Literature has always been a shrine to itself, as well as a parody of itself,
a reinvention of itself, and a rebellion against itself. That's part of
what makes it interesting.
wharfinger: Let me say this first: I am not defending the Canon, only
attempting to describe it. It is what it is--I am not
at all advocating an argumentum ad antiquitatem, if that was indeed
you who editorially soft-linked it below. My areas of interest were/are
17th Century poetry and 20th Century fiction. I'm not a huge fan of
Spenser either; he certainly doesn't rock the way Milton does, or
Faulkner, Don DeLillo or Barthelme. The point is that I thought he
sucked ass until somebody taught me Spenser and the 16th Century, and
told me what to look for. I hated Victorian novels too until a course on the gender politics of 19th Century
literature. Part of my point is that a lot of the great works are hard,
and enshrining and teaching them perhaps helps people to keep reading them
instead of deciding that they suck (as I did) before doing some of the heavy
lifting, although some of them, as you suggest, suck even after the heavy
lifting. And no, from the quality of your writing, I figured you knew
your shit, but most people who level those kind of arguments don't, which
was why I mentioned it.
Second: I said it before, everyone should come to his or her understanding
of what literature rocks, and read that. If that's Seuss (on my bookshelf
btw), or Tom Clancy, great. However, I'm not offended that academics generally
agree on a "best-of" list that can be used as a guide.
I am offended at the suggestion that "research done by academic
mathematicians is about new mathematics, but research done by academic English
professors is about old literature." Considering that I have done both,
I disagree: both involve new ideas about existing (perhaps old) stuff. The
most important problems in math are rather old: the Riemann hypothesis,
the Poincare conjecture. Researchers take what has already been written
and expand on it. It's all a giant (albeit magnificent) house of cards based
on the Peano postulates. If I publish a paper on Milton it's new
ideas about Milton, not old (otherwise what's the point?). Stanley Fish
revolutionized Milton study when he wrote Surprised by Sin.

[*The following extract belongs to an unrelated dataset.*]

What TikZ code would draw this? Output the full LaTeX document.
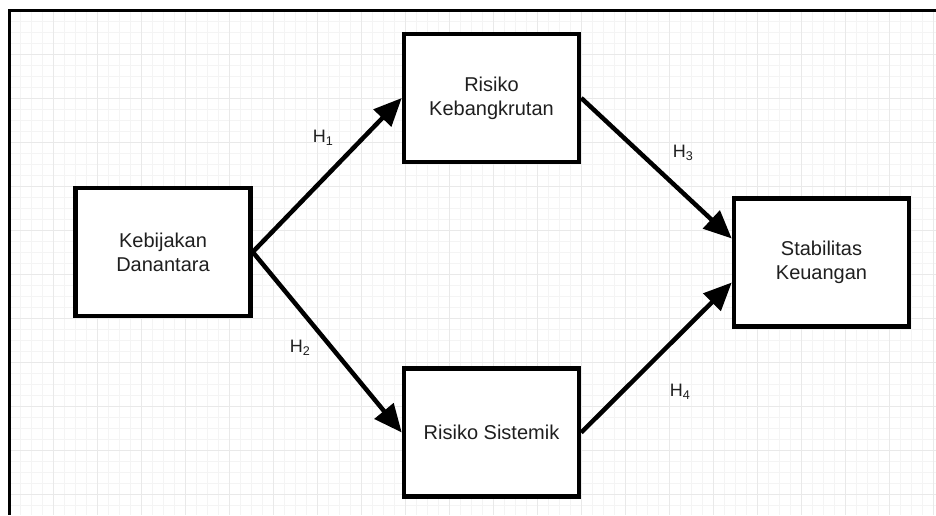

And don't try to pin publish-or-perish on literature: there's plenty of
banal, uninteresting, crufty corners of mathematics that get dragged out
and published in the interest of tenure; I've seen it happen.
Addendum on the PC vs. Bloom debate: My point is that the rhetoric
and politics of PC (from both sides) tend to polarize the (I think, rather interesting) debates
about canons and canonicity into emotional, petty, counterproductive
name-calling. If we have people on the right yelling that
"this list represents the best, you must read it" and the people
on the left yelling "that list is racist and gender-biased"
it effectively shuts down the possibility of intelligent discussion, such
as what we are trying to node here. I hated that rancor, and it's one
of the reasons I got out of literature and into mathematics and software engineering.